Inspiration and plenty of pain at XTERRA Tri

Until this year, the last time I’d ridden a bike in anger was during a brief mountain bike racing career during high school in the South, where cycling was about as common as sushi restaurants.

But after a little dabbling (and a friendly shove) in triathlon last year, I signed up for a few local races during the summer to see if I was made of tough enough stuff. After decent results, overconfidence and some dubious well-wishers convinced me to sign up for the Utah XTERRA Off Road Triathlon, by far the hardest race I’d ever attempted.

I’m always amazed at the vast range of people who show up to compete in local races, whether a 5k fun run or a competitive sprint triathlon. XTERRA didn’t disappoint. For every chiseled, rippling hammerhead (Hi, Lance!), there were half a dozen housewives, desk jockeys (your’s truly) and senior citizens.
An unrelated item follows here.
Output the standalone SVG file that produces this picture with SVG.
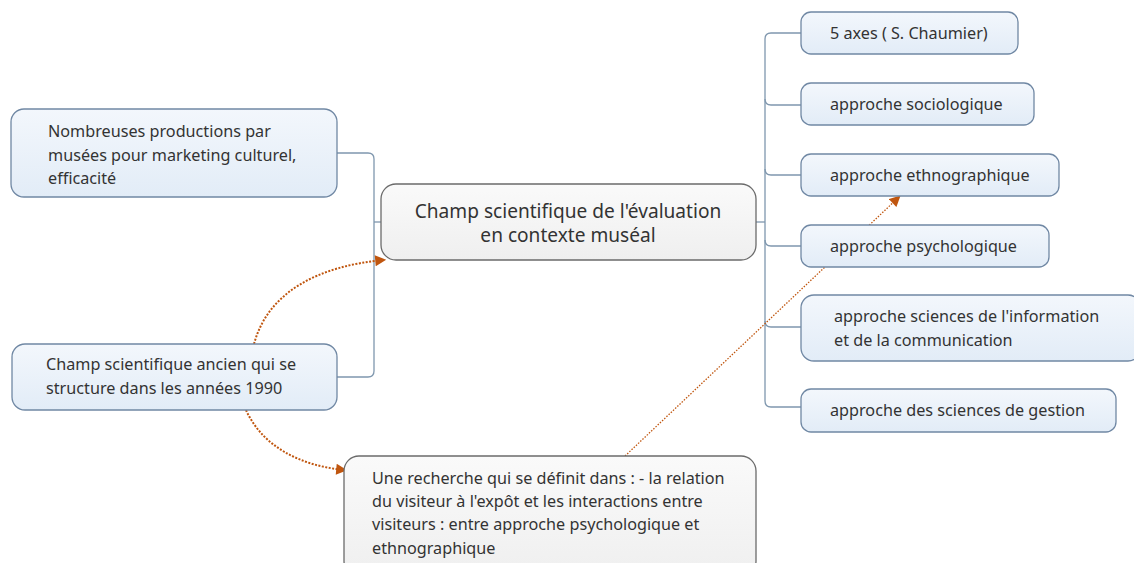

There’s a special inspiration in seeing the pros, to just stand there slack-jawed at their speed and appreciate truly exceptional talent. But I come away from events like this motivated for the next early morning run or cold swim by the people who find the time to make themselves into athletes in the margins of their “real life,” something that requires a passion for sport that I don’t always possess.

While cursing my lack of commitment to training during a particularly brutal climb along the run course, a steady stream of competitors blew past with their age group stamped prominently on their muscled calves. As cramps turned my legs into knotted lava, a woman motored by and threw some encouraging words in my direction. On her calf was “60” and on my face, I’m sure, was self-loathing followed immediately by immense respect.

For the next 12 months, each a time a morning bagel sounds better than a morning run, I’ll have turbo granny front and center in my mind to get me out the door. And not because I want to beat her (I do, though), but because I can think of nothing more motivating than enjoying that kind of fitness when I’m 35, much less 60.

Later, I was sucking down orange slices along the finish straight, a guy in his 30s who was at least 70 pounds overweight came across the line. Clearly hurting, the big guy walked over to a waiting group of friends and family and loudly declared “That was the stupidest thing I’ve ever done!”

I couldn’t agree more. See you next year.